Tepache is a fermented beverage made from the peel and the rind of pineapples, and is sweetened either with piloncillo or brown sugar, seasoned with powdered cinnamon, and served cold. Though tepache is fermented for several days, the resulting drink does not contain much alcohol. In Mexican culinary practice, the alcoholic content of tepache may be increased with a small amount of beer.

In Mexico, tepache is usually sold as a chilled drink by street vendors. In the U.S., it is sold in juice bars in the Mexican American communities of the Southwestern United States.
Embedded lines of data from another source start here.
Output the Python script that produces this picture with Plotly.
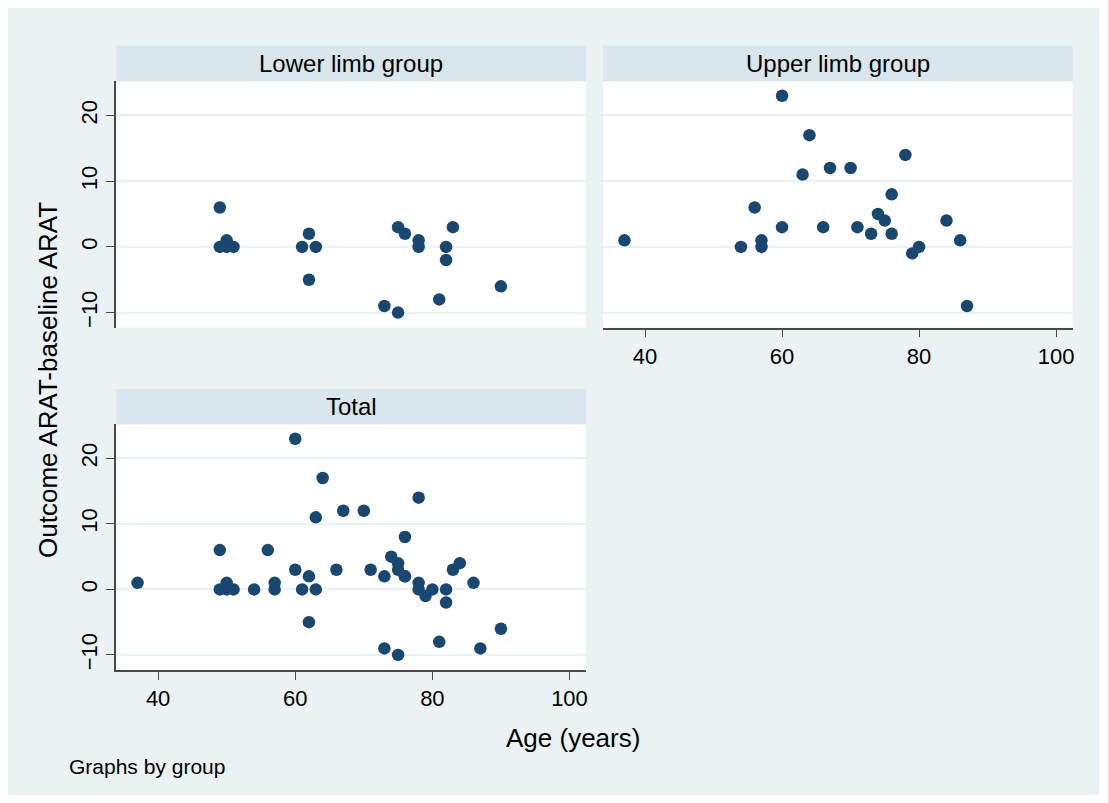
import plotly.graph_objects as go

# ARAT change vs. age, by rehabilitation group
lower_age = [49, 49, 50, 50, 51, 61, 62, 62, 63, 73, 75, 75, 76, 78, 78, 81, 82, 82, 83, 90]
lower_change = [6, 0, 0, 1, 0, 0, 2, -5, 0, -9, 3, -10, 2, 1, 0, -8, 0, -2, 3, -6]

upper_age = [37, 54, 56, 57, 57, 60, 60, 63, 64, 66, 67, 70, 71, 73, 74, 75, 76, 76, 78, 79, 80, 84, 86, 87]
upper_change = [1, 0, 6, 1, 0, 23, 3, 11, 17, 3, 12, 12, 3, 2, 5, 4, 8, 2, 14, -1, 0, 4, 1, -9]

x_ticks = [40, 60, 80, 100]
y_ticks = [-10, 0, 10, 20]
panel_titles = ["Lower limb group", "Upper limb group", "Total"]

total_age = lower_age + upper_age
total_change = lower_change + upper_change

W, H = 1109, 803
BG = "#EAF2F3"
STRIP = "#D9E6EB"
MARK = "#1A476F"
AXIS = "#4a4a4a"
FONT = "Liberation Sans, Arial, sans-serif"


def fx(px):
    return px / W


def fy(py):
    return 1 - py / H


# panel boxes in pixels: (left, right, top, bottom, strip_top)
boxes = [
    (116.5, 587.0, 81.3, 327.7, 45.7),
    (604.3, 1074.5, 81.3, 327.7, 45.7),
    (116.5, 587.0, 424.3, 670.0, 389.0),
]

fig = go.Figure()
series = [(lower_age, lower_change), (upper_age, upper_change), (total_age, total_change)]
for i, (ax, ay) in enumerate(series):
    sfx = "" if i == 0 else str(i + 1)
    fig.add_trace(go.Scatter(
        x=ax, y=ay, mode="markers",
        marker=dict(color=MARK, size=12.5, line=dict(width=0)),
        xaxis="x" + sfx, yaxis="y" + sfx, showlegend=False,
        hoverinfo="x+y",
    ))

xr = [33.9, 102.4]
yr = [-12.3, 25.2]
tickfont = dict(family=FONT, size=22, color="black")

layout = dict(
    width=W, height=H,
    margin=dict(l=0, r=0, t=0, b=0),
    paper_bgcolor=BG, plot_bgcolor="white",
    showlegend=False,
)

show_x = [False, True, True]
show_y = [True, False, True]
for i, (l, r, t, b, st) in enumerate(boxes):
    sfx = "" if i == 0 else str(i + 1)
    layout["xaxis" + sfx] = dict(
        domain=[fx(l), fx(r)], range=xr, anchor="y" + sfx,
        tickvals=x_ticks, showgrid=False, zeroline=False,
        showline=show_x[i], linecolor=AXIS, linewidth=1.5,
        ticks="outside" if show_x[i] else "", ticklen=8, tickwidth=1.3, tickcolor=AXIS,
        showticklabels=show_x[i], tickfont=tickfont,
    )
    layout["yaxis" + sfx] = dict(
        domain=[fy(b), fy(t)], range=yr, anchor="x" + sfx,
        tickvals=y_ticks, showgrid=True, gridcolor=BG, gridwidth=1.5, zeroline=False,
        showline=show_y[i], linecolor=AXIS, linewidth=1.5,
        ticks="outside" if show_y[i] else "", ticklen=9, tickwidth=1.3, tickcolor=AXIS,
        showticklabels=show_y[i], tickfont=tickfont, tickangle=-90,
    )

shapes = []
# white frame around the graph region
for x0, y0, x1, y1 in [(0, 0, W, 8), (0, H - 8, W, H), (0, 0, 8, H), (W - 8, 0, W, H)]:
    shapes.append(dict(type="rect", xref="paper", yref="paper",
                       x0=fx(x0), x1=fx(x1), y0=fy(y1), y1=fy(y0),
                       fillcolor="white", line=dict(width=0), layer="below"))

annotations = []
for (l, r, t, b, st), title in zip(boxes, panel_titles):
    shapes.append(dict(type="rect", xref="paper", yref="paper",
                       x0=fx(l), x1=fx(r), y0=fy(t), y1=fy(st),
                       fillcolor=STRIP, line=dict(width=0), layer="below"))
    annotations.append(dict(text=title, x=fx((l + r) / 2), y=fy((st + t) / 2),
                            xref="paper", yref="paper", showarrow=False,
                            xanchor="center", yanchor="middle",
                            font=dict(family=FONT, size=24, color="black")))

annotations.append(dict(text="Outcome ARAT-baseline ARAT", x=fx(48), y=fy(380),
                        xref="paper", yref="paper", showarrow=False, textangle=-90,
                        xanchor="center", yanchor="middle",
                        font=dict(family=FONT, size=26, color="black")))
annotations.append(dict(text="Age (years)", x=fx(574), y=fy(738),
                        xref="paper", yref="paper", showarrow=False,
                        xanchor="center", yanchor="middle",
                        font=dict(family=FONT, size=26, color="black")))
annotations.append(dict(text="Graphs by group", x=fx(67), y=fy(766),
                        xref="paper", yref="paper", showarrow=False,
                        xanchor="left", yanchor="middle",
                        font=dict(family=FONT, size=21, color="black")))

layout["shapes"] = shapes
layout["annotations"] = annotations
fig.update_layout(**layout)
fig.write_html("out.html")
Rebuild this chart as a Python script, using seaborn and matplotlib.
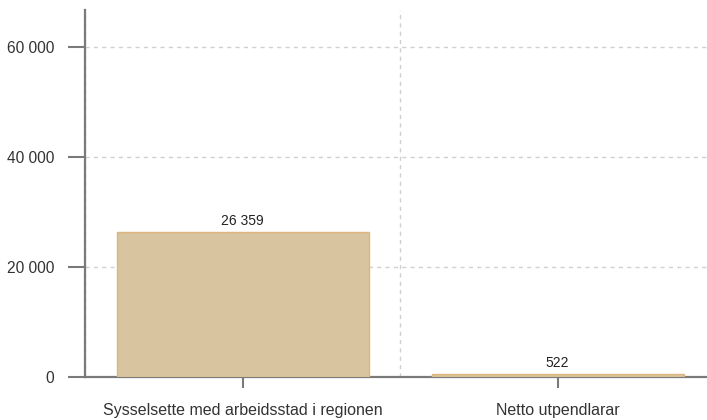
import matplotlib
matplotlib.use("Agg")
import matplotlib.pyplot as plt
import seaborn as sns
import pandas as pd

# data
categories = ["Sysselsette med arbeidsstad i regionen", "Netto utpendlarar"]
values = [26359, 522]
y_ticks = [0, 20000, 40000, 60000]

df = pd.DataFrame({"kategori": categories, "antal": values})

sns.set_theme(style="white")
plt.rcParams["font.family"] = ["Liberation Sans", "DejaVu Sans"]

fig = plt.figure(figsize=(7.07, 4.2), dpi=100)
ax = fig.add_axes([85 / 707, 43 / 420, 622 / 707, 367 / 420])

sns.barplot(data=df, x="kategori", y="antal", color="#d8c49e", saturation=1,
            width=0.8, edgecolor="#dfb57e", linewidth=1, ax=ax, zorder=3)

# grid: horizontal at y ticks, vertical between categories
ax.set_xticks([-0.5, 0.5, 1.5], minor=True)
ax.set_yticks(y_ticks)
ax.set_yticklabels([f"{v:,}".replace(",", " ") for v in y_ticks])
ax.set_xlim(-0.5, 1.4746)
ax.set_ylim(0, 66700)
ax.set_xlabel("")
ax.set_ylabel("")

ax.grid(axis="y", which="major", linestyle=(0, (3, 3)), color="#d0d0d0", linewidth=1, zorder=0)
ax.grid(axis="x", which="minor", linestyle=(0, (3, 3)), color="#d0d0d0", linewidth=1, zorder=0)
ax.grid(axis="x", which="major", visible=False)
ax.set_axisbelow(True)

for side in ["top", "right"]:
    ax.spines[side].set_visible(False)
for side in ["left", "bottom"]:
    ax.spines[side].set_color("#7a7a7a")
    ax.spines[side].set_linewidth(1.6)

ax.tick_params(axis="x", which="major", length=8, width=1.5, color="#7a7a7a",
               labelsize=11.5, labelcolor="#333333", pad=11, direction="out", bottom=True)
ax.tick_params(axis="x", which="minor", length=0)
ax.tick_params(axis="y", length=12, width=1.5, color="#7a7a7a",
               labelsize=11.2, labelcolor="#333333", pad=10, direction="out", left=True)

for i, v in enumerate(values):
    ax.annotate(f"{v:,}".replace(",", " "), (i, v), xytext=(0, 3), textcoords="offset points",
                ha="center", va="bottom", fontsize=10, color="#222222")

fig.savefig("out.png", dpi=100)
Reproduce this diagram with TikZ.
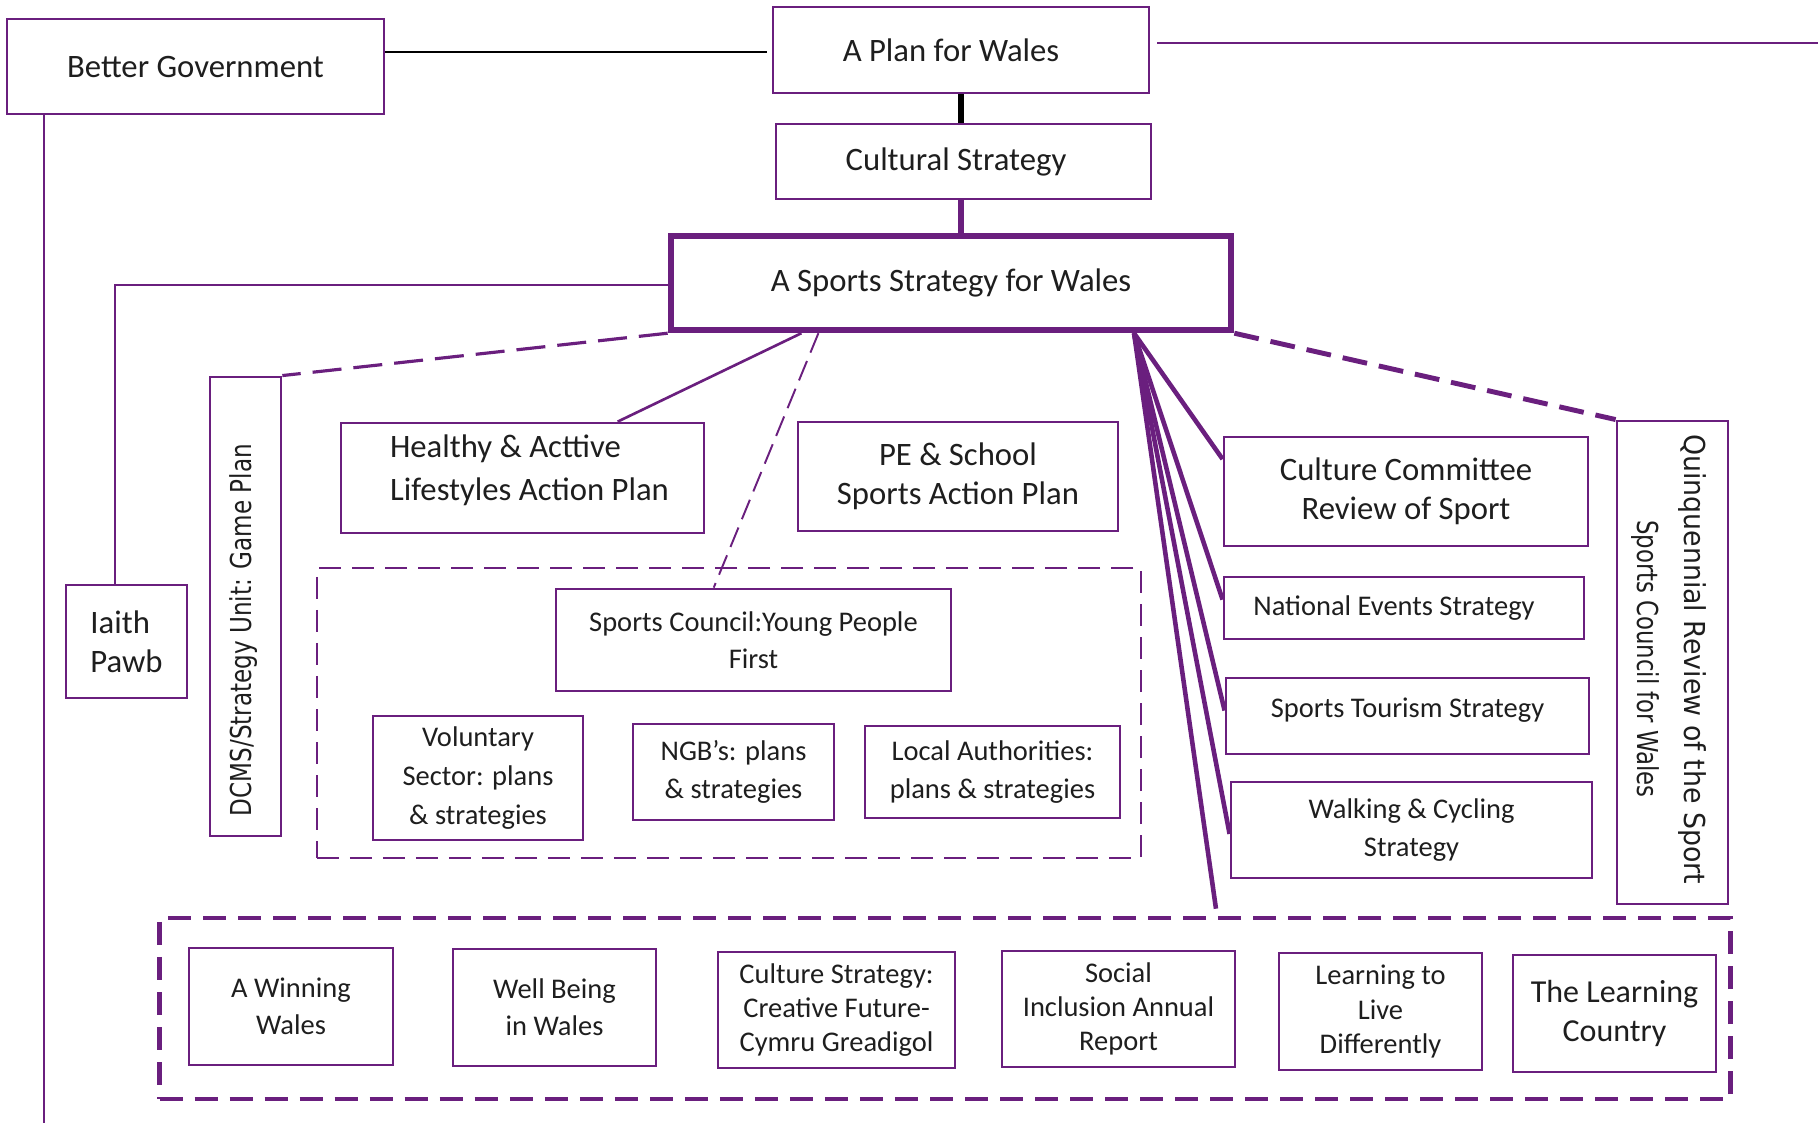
\documentclass[tikz,border=0pt]{standalone}
\usepackage{graphicx}
\usepackage{fontspec}
\setmainfont{Carlito}
\newfontfamily\sidefont{DejaVu Sans}
\usetikzlibrary{calc}
\definecolor{plum}{RGB}{106,31,126}
\definecolor{ink}{RGB}{30,30,30}

\tikzset{
  box/.style={draw=plum, line width=0.75pt, align=center, inner sep=0pt, text=ink},
  bigtext/.style={font=\fontsize{9.3}{11}\selectfont},
  midtext/.style={font=\fontsize{8.1}{10.6}\selectfont},
  sidetext/.style={font=\sidefont\fontsize{8.2}{13.6}\selectfont, text=ink, align=center},
  link/.style={draw=plum, line width=0.75pt},
  fan/.style={draw=plum, line width=1.3pt},
}

\begin{document}
\begin{tikzpicture}[x=0.01cm, y=-0.01cm]
\useasboundingbox (0,0) rectangle (1818,1123);

% Top of the hierarchy
\node[box, bigtext, minimum width=37.7mm, minimum height=9.5mm] (bg) at (195.5, 66.5) {Better Government};
\node[box, bigtext, minimum width=37.6mm, minimum height=8.6mm] (plan) at (961, 50) {\hspace*{-2mm}A Plan for Wales};
\node[box, bigtext, minimum width=37.5mm, minimum height=7.5mm] (cult) at (963.5, 161.5) {\hspace*{-1.5mm}Cultural Strategy};
\node[box, bigtext, line width=1.8pt, minimum width=56mm, minimum height=9.4mm] (sport) at (951, 283) {A Sports Strategy for Wales};

% Left hand side
\node[box, bigtext, align=left, minimum width=12.1mm, minimum height=11.3mm] (iaith) at (126.5, 641.5) {Iaith\\Pawb};
\node[box, minimum width=7.1mm, minimum height=45.9mm] (dcms) at (245.5, 606.5) {};
\node[sidetext, rotate=90, xscale=0.8] (dcmstext) at (244, 630) {DCMS/Strategy Unit: Game Plan};

% Action plans under the strategy
\node[box, bigtext, minimum width=36.3mm, minimum height=11mm] (healthy) at (522.5, 478) {\hspace*{1.4mm}\raisebox{0.7mm}[\height][\depth]{\begin{tabular}{@{}l@{}}Healthy \& Acttive\\[0.4mm]Lifestyles Action Plan\end{tabular}}};
\node[box, bigtext, minimum width=32mm, minimum height=10.9mm] (pe) at (958, 476.5) {PE \& School\\Sports Action Plan};

% Young people group
\node[draw=plum, line width=0.5pt, dash pattern=on 2.2mm off 1.1mm, minimum width=82.4mm, minimum height=29mm] (yp) at (729, 713) {};
\node[box, midtext, minimum width=39.5mm, minimum height=10.2mm] (sc) at (753.5, 640) {Sports Council:Young People\\First};
\node[box, midtext, font=\fontsize{8.1}{11.2}\selectfont, minimum width=21mm, minimum height=12.4mm] (vol) at (478, 778) {Voluntary\\Sector: plans\\\& strategies};
\node[box, midtext, minimum width=20.1mm, minimum height=9.6mm] (ngb) at (733.5, 772) {NGB's: plans\\\& strategies};
\node[box, midtext, minimum width=25.5mm, minimum height=9.2mm] (local) at (992.5, 772) {Local Authorities:\\plans \& strategies};

% Right hand side
\node[box, bigtext, minimum width=36.4mm, minimum height=10.9mm] (cc) at (1406, 491.5) {Culture Committee\\Review of Sport};
\node[box, midtext, minimum width=36mm, minimum height=6.2mm] (ne) at (1404, 608) {\hspace*{-2mm}National Events Strategy};
\node[box, midtext, minimum width=36.3mm, minimum height=7.6mm] (st) at (1407.5, 716) {\raisebox{0.6mm}[\height][\depth]{Sports Tourism Strategy}};
\node[box, midtext, font=\fontsize{8.1}{11}\selectfont, minimum width=36.1mm, minimum height=9.6mm] (wc) at (1411.5, 830) {Walking \& Cycling\\Strategy};
\node[box, minimum width=11.1mm, minimum height=48.3mm] (qr) at (1672.5, 662.5) {};
\node[sidetext, rotate=-90, xscale=0.93] (qrtext) at (1669, 659) {Quinquennial Review of the Sport\\\scalebox{0.85}[1]{Sports Council for Wales}};

% Related documents along the bottom
\node[draw=plum, line width=1.3pt, dash pattern=on 2.3mm off 1.2mm, minimum width=157mm, minimum height=18.1mm] (bot) at (945, 1008.5) {};
\node[box, midtext, minimum width=20.4mm, minimum height=11.7mm] (ww) at (291, 1006.5) {A Winning\\Wales};
\node[box, midtext, minimum width=20.3mm, minimum height=11.7mm] (wb) at (554.5, 1007.5) {Well Being\\in Wales};
\node[box, midtext, font=\fontsize{8.1}{9.8}\selectfont, minimum width=23.7mm, minimum height=11.6mm] (cs) at (836.5, 1010) {Culture Strategy:\\Creative Future-\\Cymru Greadigol};
\node[box, midtext, font=\fontsize{8.1}{9.6}\selectfont, minimum width=23.3mm, minimum height=11.6mm] (si) at (1118.5, 1009) {Social\\Inclusion Annual\\Report};
\node[box, midtext, font=\fontsize{8.1}{9.8}\selectfont, minimum width=20.3mm, minimum height=11.7mm] (ll) at (1380.5, 1011.5) {Learning to\\Live\\Differently};
\node[box, font=\fontsize{9.1}{11}\selectfont, minimum width=20.3mm, minimum height=11.7mm] (lc) at (1614.5, 1013.5) {The Learning\\Country};

% Connectors
\coordinate (bgend) at (44, 1123);
\coordinate (rightend) at (1818, 43);
\coordinate (bend) at (115, 285);
\draw[black, line width=0.7pt, shorten >=0.5mm] (bg.east |- 0,52) -- (plan.west |- 0,52);
\draw[link] ([xshift=0.7mm]plan.east |- rightend) -- (rightend);
\draw[link] (bg.south -| bgend) -- (bgend);
\draw[black, line width=1.8pt] (plan.south) -- (plan.south |- cult.north);
\draw[plum, line width=1.6pt] (cult.south -| plan.south) -- (sport.north -| plan.south);
\draw[link] (sport.west |- bend) -- (bend) -- (bend |- iaith.north);
\draw[link, line width=0.9pt, dash pattern=on 2.9mm off 1.2mm] (sport.south west) -- (dcms.north east);
\draw[link] ($(sport.south west)!0.236!(sport.south east)$) -- ($(healthy.north west)!0.76!(healthy.north east)$);
\draw[link, line width=0.55pt, dash pattern=on 2.1mm off 0.9mm] ($(sport.south west)!0.266!(sport.south east)$) -- ($(sc.north west)!0.40!(sc.north east)$);
\draw[link, line width=1.4pt, dash pattern=on 2.5mm off 1.2mm] (sport.south east) -- (qr.north west);

% Fan out to the right hand boxes
\coordinate (hub) at ($(sport.south west)!0.823!(sport.south east)$);
\draw[fan] (hub) -- ($(cc.north west)!0.21!(cc.south west)$);
\draw[fan] (hub) -- ($(ne.north west)!0.37!(ne.south west)$);
\draw[fan] (hub) -- ($(st.north west)!0.43!(st.south west)$);
\draw[fan] (hub) -- ($(wc.north west)!0.54!(wc.south west)$);
\draw[fan] (hub) -- ($(bot.north west)!0.672!(bot.north east) + (0,-7)$);
\end{tikzpicture}
\end{document}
The fermentation process for making tepache is simple and quick, which makes tepache a drink readily produced at home.[1] Culturally, tepache is a drink common to natives of Mexico and the Mexican immigrant communities of the U.S.[1]


Tepache dates from Pre-Columbian Mexico, as a popular drink among the Nahua people of central Mexico; in the náhuatl language, the word tepache means "drink made from corn". Originally, corn (maize) was the base of tepache, but the contemporary recipe for tepache uses pineapple rinds as the foodstuff fermented to produce the tart drink that is tepache.[2] Some varieties of tepache, known as tepache de tibicos, are fermented using symbiotic cultures of tibicos.[3]


Because of the popularity of tepache in Mexico, the drink is now being produced commercially as a non-alcoholic drink. There are a few different brands of tepache including Tepache from the Frumex Corporation.

Popular Culture[edit]

The drink tepache is mentioned in the popular Spanish-language quebradita song La Niña Fresa ("The Spoiled Girl"), by Banda Zeta, in which the spoiled-girl character is offered several types of drink — including tepache — yet she refuses them all, for being beneath her social status.[4]

In Street Fighter IV, the luchador character El Fuerte has a movelist that reads like a combination of a restaurant menu and wrestling moves. Tepache is one such item referenced in it.